WHAT YOU HAVE TO DO>
Gather all lines in the entries below that include the word "chart".

==== TASK MATERIAL ====

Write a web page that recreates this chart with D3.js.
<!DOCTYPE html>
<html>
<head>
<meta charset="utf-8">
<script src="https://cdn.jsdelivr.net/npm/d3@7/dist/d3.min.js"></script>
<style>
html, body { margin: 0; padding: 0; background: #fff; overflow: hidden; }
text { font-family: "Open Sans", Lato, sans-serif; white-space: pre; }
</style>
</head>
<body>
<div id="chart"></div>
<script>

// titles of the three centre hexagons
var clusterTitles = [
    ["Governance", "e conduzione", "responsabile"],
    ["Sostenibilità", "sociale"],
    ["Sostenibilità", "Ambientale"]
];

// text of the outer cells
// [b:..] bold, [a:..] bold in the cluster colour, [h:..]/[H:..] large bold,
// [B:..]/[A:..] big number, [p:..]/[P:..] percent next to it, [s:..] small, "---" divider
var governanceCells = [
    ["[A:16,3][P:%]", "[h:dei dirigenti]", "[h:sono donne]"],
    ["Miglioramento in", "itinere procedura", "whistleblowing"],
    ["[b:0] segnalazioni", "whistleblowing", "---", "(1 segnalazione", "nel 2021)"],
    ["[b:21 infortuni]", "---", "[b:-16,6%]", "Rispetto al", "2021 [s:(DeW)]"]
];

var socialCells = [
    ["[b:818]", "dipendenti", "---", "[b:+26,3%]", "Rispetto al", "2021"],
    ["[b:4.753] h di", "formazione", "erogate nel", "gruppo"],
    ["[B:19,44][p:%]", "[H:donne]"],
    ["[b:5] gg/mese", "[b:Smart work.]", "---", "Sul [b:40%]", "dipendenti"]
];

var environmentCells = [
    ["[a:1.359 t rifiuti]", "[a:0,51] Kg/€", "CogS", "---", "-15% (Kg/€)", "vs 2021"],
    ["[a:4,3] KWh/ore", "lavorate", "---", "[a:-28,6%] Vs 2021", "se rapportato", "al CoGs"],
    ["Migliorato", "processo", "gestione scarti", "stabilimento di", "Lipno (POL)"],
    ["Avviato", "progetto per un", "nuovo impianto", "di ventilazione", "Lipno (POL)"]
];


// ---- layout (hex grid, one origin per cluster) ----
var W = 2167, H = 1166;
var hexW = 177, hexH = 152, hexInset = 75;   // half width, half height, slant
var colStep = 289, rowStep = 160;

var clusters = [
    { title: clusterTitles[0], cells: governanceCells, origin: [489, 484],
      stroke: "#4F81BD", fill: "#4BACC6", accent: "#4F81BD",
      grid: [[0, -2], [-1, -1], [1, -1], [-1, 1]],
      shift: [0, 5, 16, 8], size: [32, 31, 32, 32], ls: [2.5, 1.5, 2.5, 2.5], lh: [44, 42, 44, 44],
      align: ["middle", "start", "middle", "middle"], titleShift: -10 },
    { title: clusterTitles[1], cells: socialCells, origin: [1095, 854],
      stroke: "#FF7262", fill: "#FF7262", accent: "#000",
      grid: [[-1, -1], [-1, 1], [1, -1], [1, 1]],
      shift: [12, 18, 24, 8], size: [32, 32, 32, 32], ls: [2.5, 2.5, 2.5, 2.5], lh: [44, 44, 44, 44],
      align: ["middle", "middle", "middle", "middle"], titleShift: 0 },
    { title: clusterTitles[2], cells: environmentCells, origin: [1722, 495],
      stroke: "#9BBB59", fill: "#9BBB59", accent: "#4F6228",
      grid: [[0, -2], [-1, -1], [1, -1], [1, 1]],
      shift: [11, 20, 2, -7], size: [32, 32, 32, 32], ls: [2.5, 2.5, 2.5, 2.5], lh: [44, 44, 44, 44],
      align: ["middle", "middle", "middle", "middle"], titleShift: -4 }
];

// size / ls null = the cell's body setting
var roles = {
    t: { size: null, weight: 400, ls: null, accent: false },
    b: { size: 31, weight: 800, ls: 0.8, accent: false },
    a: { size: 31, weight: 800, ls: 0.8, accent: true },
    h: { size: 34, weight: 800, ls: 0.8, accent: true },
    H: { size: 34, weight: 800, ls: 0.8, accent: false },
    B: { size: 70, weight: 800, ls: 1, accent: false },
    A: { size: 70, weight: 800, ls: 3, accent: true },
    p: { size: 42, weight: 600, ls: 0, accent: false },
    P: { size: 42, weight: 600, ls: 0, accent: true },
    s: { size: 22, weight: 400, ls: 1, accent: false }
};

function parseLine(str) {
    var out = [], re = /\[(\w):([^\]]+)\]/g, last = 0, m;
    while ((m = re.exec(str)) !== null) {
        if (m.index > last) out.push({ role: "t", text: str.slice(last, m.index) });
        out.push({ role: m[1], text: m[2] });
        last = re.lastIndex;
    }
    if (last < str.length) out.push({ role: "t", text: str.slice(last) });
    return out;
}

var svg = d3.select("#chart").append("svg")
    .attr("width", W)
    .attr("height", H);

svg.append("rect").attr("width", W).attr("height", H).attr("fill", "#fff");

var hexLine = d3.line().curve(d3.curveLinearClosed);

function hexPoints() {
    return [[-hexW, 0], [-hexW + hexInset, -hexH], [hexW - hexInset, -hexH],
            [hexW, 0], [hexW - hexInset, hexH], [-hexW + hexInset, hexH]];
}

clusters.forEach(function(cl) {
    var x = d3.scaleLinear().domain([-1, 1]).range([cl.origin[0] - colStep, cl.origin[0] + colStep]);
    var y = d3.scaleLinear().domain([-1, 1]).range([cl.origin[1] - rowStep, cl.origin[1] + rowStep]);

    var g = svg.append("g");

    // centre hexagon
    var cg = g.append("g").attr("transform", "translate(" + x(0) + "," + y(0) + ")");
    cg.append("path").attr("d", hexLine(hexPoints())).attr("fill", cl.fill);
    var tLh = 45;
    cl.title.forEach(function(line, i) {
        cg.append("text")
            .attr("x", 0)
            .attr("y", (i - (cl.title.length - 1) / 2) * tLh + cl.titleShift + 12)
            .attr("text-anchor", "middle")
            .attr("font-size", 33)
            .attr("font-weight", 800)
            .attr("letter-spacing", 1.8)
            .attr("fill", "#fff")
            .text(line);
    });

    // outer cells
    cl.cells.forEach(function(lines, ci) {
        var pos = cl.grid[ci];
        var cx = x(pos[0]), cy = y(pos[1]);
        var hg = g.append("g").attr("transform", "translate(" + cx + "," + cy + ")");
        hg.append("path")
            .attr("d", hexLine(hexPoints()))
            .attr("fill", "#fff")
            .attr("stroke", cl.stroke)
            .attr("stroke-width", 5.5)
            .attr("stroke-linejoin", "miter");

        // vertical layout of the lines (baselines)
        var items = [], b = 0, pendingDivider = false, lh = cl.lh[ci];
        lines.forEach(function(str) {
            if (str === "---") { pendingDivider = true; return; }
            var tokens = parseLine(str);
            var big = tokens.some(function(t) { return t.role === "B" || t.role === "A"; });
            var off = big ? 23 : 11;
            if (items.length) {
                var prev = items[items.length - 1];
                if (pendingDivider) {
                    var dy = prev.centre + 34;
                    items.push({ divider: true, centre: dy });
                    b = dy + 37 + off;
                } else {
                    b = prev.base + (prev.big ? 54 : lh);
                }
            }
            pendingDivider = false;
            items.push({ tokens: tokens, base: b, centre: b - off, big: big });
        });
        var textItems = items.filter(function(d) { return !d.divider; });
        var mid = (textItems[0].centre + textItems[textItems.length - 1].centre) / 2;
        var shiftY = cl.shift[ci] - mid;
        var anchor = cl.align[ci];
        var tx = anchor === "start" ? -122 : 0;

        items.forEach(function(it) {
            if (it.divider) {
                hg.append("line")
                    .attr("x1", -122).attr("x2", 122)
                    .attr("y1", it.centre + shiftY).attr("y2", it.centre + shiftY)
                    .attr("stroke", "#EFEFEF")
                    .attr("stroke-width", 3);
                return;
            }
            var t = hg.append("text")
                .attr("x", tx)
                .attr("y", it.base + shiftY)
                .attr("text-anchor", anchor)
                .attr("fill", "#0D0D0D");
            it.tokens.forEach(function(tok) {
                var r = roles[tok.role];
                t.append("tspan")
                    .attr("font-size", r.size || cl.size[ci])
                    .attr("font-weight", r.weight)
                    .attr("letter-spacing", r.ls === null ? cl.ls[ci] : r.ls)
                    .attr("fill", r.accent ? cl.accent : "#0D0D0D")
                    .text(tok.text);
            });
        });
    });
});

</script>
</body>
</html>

====
==== TASK MATERIAL ====

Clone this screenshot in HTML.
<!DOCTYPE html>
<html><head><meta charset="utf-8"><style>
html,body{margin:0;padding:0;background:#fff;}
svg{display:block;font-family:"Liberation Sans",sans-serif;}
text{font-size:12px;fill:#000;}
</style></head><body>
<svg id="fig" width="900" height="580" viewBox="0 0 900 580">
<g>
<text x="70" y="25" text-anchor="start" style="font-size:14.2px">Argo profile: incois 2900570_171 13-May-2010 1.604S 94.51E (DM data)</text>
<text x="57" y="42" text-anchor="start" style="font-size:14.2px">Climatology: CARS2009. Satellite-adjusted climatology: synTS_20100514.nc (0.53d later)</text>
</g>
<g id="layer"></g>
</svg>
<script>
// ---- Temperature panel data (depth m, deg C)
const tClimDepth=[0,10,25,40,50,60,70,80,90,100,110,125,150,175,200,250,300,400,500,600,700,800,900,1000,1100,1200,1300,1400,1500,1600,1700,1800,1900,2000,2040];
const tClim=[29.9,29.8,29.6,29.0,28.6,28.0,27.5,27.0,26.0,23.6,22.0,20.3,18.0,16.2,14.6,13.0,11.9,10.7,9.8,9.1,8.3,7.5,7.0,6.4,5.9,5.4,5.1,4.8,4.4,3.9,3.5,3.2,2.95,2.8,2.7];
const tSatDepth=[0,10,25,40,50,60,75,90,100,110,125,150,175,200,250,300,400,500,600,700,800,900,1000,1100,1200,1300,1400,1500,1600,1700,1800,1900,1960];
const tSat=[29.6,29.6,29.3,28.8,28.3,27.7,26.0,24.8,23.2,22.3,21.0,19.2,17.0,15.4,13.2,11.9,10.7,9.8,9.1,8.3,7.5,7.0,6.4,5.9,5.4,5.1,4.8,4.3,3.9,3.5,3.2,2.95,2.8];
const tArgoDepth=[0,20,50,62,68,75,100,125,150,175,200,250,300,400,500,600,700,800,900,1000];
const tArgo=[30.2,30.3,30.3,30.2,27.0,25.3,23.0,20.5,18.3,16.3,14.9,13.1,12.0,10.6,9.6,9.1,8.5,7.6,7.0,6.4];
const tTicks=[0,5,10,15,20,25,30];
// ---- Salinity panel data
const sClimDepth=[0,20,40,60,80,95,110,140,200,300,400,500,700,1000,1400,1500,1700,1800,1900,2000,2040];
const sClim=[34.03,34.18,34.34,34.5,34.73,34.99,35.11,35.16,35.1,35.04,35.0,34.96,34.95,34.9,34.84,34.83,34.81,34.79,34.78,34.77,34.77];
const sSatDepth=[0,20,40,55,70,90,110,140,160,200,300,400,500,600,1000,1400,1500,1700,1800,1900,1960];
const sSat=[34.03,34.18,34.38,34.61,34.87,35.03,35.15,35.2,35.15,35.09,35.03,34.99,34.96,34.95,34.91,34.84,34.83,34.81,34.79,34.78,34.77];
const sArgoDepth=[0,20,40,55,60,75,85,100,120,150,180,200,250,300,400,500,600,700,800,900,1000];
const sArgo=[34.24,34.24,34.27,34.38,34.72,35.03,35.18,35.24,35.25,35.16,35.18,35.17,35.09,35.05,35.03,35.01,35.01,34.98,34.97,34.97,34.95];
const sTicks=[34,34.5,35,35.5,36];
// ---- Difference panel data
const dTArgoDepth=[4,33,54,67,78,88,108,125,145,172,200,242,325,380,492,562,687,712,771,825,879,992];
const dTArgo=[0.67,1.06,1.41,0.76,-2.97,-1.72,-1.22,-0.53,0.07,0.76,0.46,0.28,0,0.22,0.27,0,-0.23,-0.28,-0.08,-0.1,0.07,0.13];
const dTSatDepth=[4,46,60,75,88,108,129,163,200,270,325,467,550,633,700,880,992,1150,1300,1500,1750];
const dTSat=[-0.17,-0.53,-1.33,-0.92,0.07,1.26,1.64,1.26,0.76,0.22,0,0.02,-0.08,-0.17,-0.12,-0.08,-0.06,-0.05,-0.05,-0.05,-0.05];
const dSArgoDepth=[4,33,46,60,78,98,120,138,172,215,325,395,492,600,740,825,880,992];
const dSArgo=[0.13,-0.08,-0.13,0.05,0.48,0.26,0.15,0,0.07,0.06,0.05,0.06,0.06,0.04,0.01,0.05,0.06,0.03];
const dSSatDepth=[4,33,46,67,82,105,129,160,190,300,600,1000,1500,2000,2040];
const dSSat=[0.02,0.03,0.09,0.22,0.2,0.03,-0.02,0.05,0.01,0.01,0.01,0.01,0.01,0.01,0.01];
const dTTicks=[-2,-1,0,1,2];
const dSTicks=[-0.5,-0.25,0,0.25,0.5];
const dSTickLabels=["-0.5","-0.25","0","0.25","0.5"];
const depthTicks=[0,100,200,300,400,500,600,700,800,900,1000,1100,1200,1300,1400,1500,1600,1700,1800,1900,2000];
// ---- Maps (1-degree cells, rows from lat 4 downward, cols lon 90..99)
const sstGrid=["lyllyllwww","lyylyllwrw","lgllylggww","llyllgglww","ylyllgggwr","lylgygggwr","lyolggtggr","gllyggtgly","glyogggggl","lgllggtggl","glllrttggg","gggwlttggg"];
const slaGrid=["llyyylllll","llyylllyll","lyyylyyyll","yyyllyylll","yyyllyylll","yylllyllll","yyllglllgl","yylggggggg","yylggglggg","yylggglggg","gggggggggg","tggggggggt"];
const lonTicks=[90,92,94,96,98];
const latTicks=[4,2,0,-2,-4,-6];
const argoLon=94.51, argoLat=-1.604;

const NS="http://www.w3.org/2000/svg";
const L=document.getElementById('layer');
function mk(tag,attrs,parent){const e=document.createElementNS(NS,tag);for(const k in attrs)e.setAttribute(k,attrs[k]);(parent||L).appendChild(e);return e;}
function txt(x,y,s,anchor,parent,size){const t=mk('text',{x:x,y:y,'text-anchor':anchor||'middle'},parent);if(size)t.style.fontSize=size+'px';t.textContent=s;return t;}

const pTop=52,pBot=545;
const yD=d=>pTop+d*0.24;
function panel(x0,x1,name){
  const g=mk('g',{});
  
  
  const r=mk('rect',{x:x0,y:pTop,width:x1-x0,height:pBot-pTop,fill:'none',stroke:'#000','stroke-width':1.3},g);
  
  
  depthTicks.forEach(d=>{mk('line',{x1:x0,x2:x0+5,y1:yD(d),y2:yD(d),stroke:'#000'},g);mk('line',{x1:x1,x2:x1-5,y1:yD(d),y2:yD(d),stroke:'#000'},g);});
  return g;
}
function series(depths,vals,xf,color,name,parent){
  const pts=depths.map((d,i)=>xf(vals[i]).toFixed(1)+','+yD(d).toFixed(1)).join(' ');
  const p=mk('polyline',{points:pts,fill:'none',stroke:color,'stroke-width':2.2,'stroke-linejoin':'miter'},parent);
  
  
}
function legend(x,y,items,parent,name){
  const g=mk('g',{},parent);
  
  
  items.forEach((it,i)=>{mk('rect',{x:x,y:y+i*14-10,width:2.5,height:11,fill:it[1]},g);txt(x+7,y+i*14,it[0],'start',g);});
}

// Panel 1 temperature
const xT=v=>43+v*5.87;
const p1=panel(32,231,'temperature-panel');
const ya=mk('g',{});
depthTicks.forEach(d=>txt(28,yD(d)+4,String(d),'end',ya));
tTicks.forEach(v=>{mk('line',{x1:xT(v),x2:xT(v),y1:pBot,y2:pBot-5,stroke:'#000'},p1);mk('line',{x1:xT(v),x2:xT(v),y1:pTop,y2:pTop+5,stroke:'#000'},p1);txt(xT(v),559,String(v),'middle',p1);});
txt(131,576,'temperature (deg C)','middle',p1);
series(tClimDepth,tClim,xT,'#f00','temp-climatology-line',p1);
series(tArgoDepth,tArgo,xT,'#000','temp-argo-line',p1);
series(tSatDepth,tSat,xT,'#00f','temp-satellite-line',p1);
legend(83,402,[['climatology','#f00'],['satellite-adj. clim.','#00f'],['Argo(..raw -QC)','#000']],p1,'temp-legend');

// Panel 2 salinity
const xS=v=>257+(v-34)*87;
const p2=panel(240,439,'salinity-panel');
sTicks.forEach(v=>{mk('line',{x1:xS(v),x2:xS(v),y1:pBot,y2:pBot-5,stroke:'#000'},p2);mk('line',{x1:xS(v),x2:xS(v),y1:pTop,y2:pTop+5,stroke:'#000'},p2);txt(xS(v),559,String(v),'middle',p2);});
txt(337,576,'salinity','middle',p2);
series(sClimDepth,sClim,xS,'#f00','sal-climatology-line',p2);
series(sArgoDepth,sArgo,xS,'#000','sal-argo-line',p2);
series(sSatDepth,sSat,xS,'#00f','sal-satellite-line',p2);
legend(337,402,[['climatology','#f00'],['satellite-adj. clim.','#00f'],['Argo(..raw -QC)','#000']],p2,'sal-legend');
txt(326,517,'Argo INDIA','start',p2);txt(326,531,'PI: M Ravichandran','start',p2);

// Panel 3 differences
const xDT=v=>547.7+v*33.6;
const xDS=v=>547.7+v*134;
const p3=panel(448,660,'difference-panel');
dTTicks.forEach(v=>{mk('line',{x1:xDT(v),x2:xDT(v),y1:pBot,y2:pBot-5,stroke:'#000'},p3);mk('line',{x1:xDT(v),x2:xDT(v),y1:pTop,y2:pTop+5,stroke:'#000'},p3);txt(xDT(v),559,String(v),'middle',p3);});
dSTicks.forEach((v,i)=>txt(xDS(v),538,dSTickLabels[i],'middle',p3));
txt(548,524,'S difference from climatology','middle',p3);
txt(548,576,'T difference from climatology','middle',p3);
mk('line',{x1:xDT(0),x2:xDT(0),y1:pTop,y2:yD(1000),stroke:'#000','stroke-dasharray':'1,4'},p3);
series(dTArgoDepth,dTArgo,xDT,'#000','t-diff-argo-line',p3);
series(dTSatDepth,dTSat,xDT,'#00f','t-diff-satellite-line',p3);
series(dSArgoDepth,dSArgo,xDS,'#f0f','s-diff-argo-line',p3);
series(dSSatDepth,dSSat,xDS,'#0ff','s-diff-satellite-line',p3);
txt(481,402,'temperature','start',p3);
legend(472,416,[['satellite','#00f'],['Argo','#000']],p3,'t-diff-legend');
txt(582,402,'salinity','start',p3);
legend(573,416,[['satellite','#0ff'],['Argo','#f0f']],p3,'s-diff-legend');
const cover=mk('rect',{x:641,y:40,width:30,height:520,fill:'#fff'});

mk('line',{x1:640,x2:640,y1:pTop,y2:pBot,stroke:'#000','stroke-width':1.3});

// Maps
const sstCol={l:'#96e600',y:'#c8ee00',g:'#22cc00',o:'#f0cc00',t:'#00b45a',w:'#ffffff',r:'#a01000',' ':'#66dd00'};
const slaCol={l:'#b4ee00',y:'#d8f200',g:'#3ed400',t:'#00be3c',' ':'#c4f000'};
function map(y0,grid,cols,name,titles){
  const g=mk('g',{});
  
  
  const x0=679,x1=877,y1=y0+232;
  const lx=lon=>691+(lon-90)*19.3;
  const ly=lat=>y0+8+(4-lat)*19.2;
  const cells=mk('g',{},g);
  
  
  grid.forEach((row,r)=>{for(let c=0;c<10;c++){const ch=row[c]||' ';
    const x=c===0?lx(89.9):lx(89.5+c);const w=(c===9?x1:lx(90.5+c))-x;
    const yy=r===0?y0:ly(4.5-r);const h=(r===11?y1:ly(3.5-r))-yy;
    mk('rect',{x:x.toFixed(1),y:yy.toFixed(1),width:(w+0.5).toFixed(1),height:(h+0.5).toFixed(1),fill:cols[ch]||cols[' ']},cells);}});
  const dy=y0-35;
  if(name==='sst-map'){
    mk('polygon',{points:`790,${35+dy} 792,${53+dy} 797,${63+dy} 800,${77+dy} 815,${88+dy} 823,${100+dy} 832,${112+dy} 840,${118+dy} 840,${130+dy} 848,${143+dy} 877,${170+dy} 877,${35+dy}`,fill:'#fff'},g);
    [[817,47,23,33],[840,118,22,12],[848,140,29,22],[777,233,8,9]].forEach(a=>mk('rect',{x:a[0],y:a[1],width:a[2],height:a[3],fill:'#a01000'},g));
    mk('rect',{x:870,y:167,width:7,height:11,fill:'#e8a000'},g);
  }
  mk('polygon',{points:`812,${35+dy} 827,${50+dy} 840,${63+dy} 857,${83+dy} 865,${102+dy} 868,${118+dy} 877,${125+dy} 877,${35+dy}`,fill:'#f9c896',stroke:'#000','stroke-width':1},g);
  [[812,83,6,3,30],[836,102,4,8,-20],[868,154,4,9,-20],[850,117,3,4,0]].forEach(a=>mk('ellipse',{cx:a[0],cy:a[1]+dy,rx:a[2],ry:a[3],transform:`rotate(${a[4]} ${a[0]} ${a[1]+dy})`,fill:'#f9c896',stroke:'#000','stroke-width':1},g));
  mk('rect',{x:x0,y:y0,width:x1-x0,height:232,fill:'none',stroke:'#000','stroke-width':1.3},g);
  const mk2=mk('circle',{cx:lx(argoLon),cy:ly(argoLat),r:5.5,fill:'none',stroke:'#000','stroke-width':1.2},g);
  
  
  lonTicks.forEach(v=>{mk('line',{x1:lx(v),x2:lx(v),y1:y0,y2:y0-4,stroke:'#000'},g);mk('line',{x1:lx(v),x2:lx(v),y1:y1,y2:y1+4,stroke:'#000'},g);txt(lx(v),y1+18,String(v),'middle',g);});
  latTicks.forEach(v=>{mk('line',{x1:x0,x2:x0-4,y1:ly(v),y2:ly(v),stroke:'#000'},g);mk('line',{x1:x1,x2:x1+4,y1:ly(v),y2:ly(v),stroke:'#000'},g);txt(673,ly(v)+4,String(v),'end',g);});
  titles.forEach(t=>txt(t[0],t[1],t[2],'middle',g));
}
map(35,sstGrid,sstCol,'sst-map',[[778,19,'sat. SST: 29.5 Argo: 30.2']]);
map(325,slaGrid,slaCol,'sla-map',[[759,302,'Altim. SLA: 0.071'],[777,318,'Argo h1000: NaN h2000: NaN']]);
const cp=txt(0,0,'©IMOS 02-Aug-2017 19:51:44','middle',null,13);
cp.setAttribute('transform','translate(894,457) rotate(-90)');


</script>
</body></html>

====

OUTPUT BELOW>
Write a web page that recreates this chart with D3.js.
<div id="chart"></div>
var svg = d3.select("#chart").append("svg")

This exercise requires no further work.